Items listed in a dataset
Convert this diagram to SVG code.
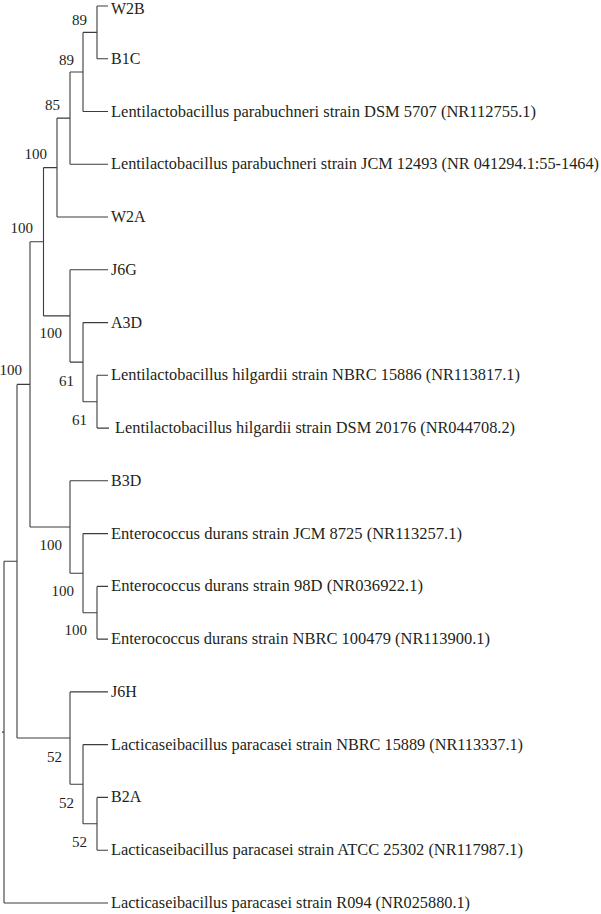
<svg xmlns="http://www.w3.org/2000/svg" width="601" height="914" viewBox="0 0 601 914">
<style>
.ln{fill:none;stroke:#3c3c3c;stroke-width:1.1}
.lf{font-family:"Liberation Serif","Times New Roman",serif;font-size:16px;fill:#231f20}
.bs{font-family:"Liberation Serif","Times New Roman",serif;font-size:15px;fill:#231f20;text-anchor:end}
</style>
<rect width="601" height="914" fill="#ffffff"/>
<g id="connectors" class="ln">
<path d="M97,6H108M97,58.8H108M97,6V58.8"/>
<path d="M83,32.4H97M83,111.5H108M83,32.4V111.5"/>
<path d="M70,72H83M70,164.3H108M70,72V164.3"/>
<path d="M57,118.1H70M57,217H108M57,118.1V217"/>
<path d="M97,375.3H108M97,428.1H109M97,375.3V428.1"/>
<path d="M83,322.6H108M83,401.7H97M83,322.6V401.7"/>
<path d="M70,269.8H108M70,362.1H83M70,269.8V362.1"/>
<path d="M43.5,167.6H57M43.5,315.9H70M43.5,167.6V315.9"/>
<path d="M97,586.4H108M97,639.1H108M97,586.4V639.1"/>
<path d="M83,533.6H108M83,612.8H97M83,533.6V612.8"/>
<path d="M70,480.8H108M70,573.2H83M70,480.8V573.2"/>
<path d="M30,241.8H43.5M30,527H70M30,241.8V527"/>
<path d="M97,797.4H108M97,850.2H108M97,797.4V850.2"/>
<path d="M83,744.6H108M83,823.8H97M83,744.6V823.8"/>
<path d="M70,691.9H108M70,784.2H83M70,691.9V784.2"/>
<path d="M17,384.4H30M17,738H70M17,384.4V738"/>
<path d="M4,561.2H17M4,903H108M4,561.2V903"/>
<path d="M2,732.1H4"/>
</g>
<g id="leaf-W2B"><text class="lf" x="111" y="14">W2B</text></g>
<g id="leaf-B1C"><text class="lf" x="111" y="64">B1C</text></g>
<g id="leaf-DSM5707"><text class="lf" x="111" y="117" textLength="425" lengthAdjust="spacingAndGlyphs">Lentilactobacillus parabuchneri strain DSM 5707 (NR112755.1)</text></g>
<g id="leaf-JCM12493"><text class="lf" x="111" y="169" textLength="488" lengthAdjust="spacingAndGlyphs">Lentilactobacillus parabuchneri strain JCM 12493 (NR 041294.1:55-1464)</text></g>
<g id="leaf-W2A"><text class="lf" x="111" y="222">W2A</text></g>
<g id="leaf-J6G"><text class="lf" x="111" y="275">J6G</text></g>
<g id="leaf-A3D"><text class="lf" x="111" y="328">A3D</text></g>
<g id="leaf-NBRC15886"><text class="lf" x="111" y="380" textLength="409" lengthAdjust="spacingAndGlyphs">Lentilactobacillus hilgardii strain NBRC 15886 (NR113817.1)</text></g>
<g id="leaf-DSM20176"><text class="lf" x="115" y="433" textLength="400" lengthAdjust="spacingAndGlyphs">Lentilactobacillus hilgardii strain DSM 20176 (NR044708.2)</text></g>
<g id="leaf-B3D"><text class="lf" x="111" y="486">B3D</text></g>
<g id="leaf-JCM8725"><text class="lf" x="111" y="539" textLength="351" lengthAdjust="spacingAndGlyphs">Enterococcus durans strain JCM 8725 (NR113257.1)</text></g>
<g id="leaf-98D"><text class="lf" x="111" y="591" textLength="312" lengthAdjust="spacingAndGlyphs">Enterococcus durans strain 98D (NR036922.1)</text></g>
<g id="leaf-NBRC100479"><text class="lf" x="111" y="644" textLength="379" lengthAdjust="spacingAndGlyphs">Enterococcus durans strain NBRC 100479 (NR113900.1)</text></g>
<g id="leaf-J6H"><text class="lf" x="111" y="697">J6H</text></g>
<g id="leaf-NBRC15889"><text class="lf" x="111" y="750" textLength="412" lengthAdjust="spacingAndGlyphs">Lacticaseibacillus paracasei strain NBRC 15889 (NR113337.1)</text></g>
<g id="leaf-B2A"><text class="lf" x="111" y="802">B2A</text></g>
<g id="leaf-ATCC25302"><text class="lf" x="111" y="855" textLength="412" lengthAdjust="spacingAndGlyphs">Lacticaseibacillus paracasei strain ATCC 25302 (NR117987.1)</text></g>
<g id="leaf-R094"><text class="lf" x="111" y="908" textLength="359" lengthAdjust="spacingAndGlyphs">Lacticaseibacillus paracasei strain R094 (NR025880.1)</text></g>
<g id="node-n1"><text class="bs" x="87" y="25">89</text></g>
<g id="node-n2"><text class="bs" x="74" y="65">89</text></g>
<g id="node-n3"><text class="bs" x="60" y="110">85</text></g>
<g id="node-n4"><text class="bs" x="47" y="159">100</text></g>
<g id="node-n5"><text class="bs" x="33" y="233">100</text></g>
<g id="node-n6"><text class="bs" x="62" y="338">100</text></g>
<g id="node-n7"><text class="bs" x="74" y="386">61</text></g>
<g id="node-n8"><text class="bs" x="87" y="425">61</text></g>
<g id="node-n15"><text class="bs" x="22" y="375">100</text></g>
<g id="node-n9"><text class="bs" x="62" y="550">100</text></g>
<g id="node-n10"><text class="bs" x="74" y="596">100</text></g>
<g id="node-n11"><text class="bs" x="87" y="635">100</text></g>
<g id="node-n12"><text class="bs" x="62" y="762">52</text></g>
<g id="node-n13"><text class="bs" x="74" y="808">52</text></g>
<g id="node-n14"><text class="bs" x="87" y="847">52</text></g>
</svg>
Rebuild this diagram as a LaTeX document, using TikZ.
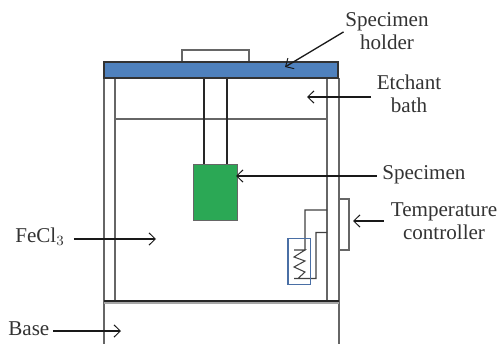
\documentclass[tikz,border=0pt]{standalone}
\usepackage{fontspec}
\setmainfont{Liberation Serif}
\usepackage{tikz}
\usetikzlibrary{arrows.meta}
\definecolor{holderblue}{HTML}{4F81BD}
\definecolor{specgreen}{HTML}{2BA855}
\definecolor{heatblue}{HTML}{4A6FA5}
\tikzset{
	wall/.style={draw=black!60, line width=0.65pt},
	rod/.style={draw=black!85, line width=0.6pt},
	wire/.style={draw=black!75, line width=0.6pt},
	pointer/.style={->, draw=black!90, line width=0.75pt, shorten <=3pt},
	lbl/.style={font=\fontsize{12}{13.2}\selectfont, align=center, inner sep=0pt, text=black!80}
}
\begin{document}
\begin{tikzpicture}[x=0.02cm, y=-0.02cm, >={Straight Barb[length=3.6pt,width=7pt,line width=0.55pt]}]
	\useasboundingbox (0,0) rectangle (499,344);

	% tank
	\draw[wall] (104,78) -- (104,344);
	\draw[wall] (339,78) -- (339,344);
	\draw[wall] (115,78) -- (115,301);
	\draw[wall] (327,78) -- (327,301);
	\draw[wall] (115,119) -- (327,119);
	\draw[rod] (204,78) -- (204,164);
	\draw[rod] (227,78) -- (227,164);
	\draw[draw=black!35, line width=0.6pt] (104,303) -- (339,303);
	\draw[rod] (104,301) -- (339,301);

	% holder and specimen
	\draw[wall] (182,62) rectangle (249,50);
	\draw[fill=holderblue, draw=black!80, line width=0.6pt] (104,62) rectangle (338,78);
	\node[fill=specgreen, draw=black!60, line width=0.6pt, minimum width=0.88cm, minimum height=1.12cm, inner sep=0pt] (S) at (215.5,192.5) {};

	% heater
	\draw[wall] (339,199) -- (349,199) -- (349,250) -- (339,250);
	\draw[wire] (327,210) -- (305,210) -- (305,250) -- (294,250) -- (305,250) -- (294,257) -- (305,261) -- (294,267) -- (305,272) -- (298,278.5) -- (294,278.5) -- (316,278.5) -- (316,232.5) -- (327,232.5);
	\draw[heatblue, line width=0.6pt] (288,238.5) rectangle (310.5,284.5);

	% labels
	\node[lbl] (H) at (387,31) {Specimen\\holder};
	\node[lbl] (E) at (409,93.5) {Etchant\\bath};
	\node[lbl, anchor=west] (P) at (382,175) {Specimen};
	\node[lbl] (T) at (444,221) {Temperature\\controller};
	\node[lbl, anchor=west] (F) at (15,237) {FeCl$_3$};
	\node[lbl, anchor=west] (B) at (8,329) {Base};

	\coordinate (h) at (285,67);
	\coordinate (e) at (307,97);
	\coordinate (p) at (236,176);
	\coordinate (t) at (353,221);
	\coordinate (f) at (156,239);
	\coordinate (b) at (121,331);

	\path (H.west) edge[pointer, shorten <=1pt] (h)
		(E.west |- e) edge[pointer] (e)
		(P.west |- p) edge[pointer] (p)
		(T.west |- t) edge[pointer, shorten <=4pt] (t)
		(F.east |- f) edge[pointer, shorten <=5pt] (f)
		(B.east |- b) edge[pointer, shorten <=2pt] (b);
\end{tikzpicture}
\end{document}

- _TASK DIRECTIONS_: Restate word for word the lines that begin at the one with "Rebuild this diagram" and end at the one with "line width=0.6pt, minimum", including both, and leave every picture aside.

- _RESPONSE TO THIS TASK_:
Rebuild this diagram as a LaTeX document, using TikZ.
\documentclass[tikz,border=0pt]{standalone}
\usepackage{fontspec}
\setmainfont{Liberation Serif}
\usepackage{tikz}
\usetikzlibrary{arrows.meta}
\definecolor{holderblue}{HTML}{4F81BD}
\definecolor{specgreen}{HTML}{2BA855}
\definecolor{heatblue}{HTML}{4A6FA5}
\tikzset{
	wall/.style={draw=black!60, line width=0.65pt},
	rod/.style={draw=black!85, line width=0.6pt},
	wire/.style={draw=black!75, line width=0.6pt},
	pointer/.style={->, draw=black!90, line width=0.75pt, shorten <=3pt},
	lbl/.style={font=\fontsize{12}{13.2}\selectfont, align=center, inner sep=0pt, text=black!80}
}
\begin{document}
\begin{tikzpicture}[x=0.02cm, y=-0.02cm, >={Straight Barb[length=3.6pt,width=7pt,line width=0.55pt]}]
	\useasboundingbox (0,0) rectangle (499,344);

	% tank
	\draw[wall] (104,78) -- (104,344);
	\draw[wall] (339,78) -- (339,344);
	\draw[wall] (115,78) -- (115,301);
	\draw[wall] (327,78) -- (327,301);
	\draw[wall] (115,119) -- (327,119);
	\draw[rod] (204,78) -- (204,164);
	\draw[rod] (227,78) -- (227,164);
	\draw[draw=black!35, line width=0.6pt] (104,303) -- (339,303);
	\draw[rod] (104,301) -- (339,301);

	% holder and specimen
	\draw[wall] (182,62) rectangle (249,50);
	\draw[fill=holderblue, draw=black!80, line width=0.6pt] (104,62) rectangle (338,78);
	\node[fill=specgreen, draw=black!60, line width=0.6pt, minimum width=0.88cm, minimum height=1.12cm, inner sep=0pt] (S) at (215.5,192.5) {};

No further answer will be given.